Holding Space: The Project Room at RMB Latitudes Art Fair 2026

Set against the lush, layered landscape of Shepstone Gardens in Johannesburg, RMB Latitudes Art Fair 2026 continues to redefine how audiences engage with contemporary African art. With its emphasis on context, conversation, and curatorial clarity, the fair offers a space that feels less like a marketplace and more like a living archive of artistic exchange.

For The Project Room, returning to Latitudes in 2026 is both a continuation and a deepening of our commitment to placing Namibian artists within a broader continental narrative. This year, the gallery’s presentation brings together the works of Anne Lacheiner-Kuhn and Trudi Dicks—two artists whose practices, though distinct, resonate in their shared sensitivity to material, memory, and meaning.

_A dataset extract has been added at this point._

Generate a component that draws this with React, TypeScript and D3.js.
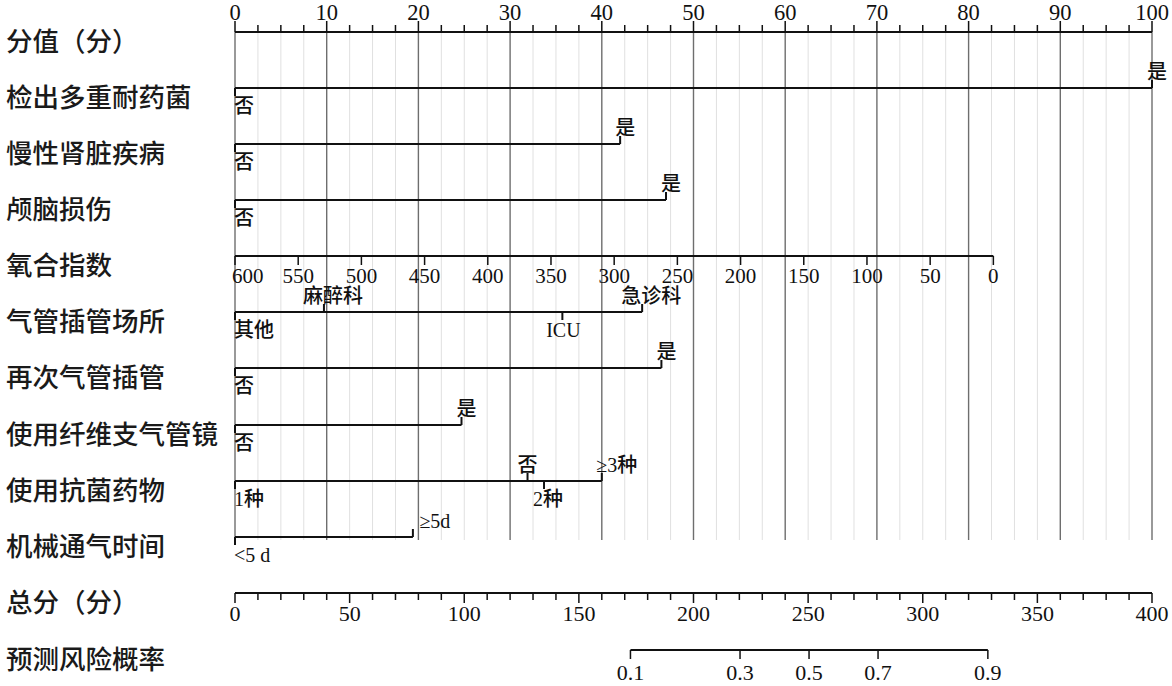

At first glance, the pairing is understated. Both artists engage a restrained palette, leaning into monochromatic and tonal compositions that prioritise texture, gesture, and nuance over spectacle. Yet within this restraint lies a profound emotional and conceptual range.

Anne Lacheiner-Kuhn’s work emerges from a process of assembling and reassembling fragments—images, references, histories—into new configurations. Her practice reflects an ongoing negotiation of identity and belonging, shaped by her experience moving between Namibia and London. The works presented at Latitudes extend this inquiry, inviting viewers to consider how meaning is constructed, disrupted, and reimagined through acts of layering and erasure.

In contrast, Trudi Dicks’ works from Conversations hold a different kind of presence. Rooted in repetition, subtle variation, and quiet control, her monochromatic compositions evoke a sense of stillness that borders on the meditative. There is a discipline in her approach that resists immediacy; instead, the works unfold slowly, asking the viewer to remain, to look again, to notice what shifts over time.

Together, these practices create a dialogue that is less about contrast and more about continuity. While one artist navigates the fluid and often fragmented nature of contemporary identity, the other offers a language of form that is grounded, enduring, and reflective. In this way, the booth becomes a space of holding—holding tension, holding memory, holding the quiet intersections between past and present.

This year’s Latitudes theme, Oasis, speaks to the idea of creative refuge and renewal—spaces where ideas can gather, expand, and take root. For Namibia, a country often perceived through the lens of its vast landscapes and geographic distance, the notion of an oasis resonates both literally and metaphorically. Our artistic community, though small, continues to cultivate practices that are deeply engaged, globally relevant, and rooted in lived experience.

By presenting these two artists together, The Project Room seeks to highlight not only the diversity within Namibian art, but also its capacity for depth and dialogue. It is a reminder that contemporary African art is not defined by a single narrative, but by a constellation of voices—each contributing to a larger, evolving story.

The gallery’s participation in this forth edition is once again supported by RMB Namibia. Their investment in platforms such as this plays a vital role in strengthening the visibility and sustainability of the Namibian arts industry, and in fostering meaningful cultural exchange across the continent.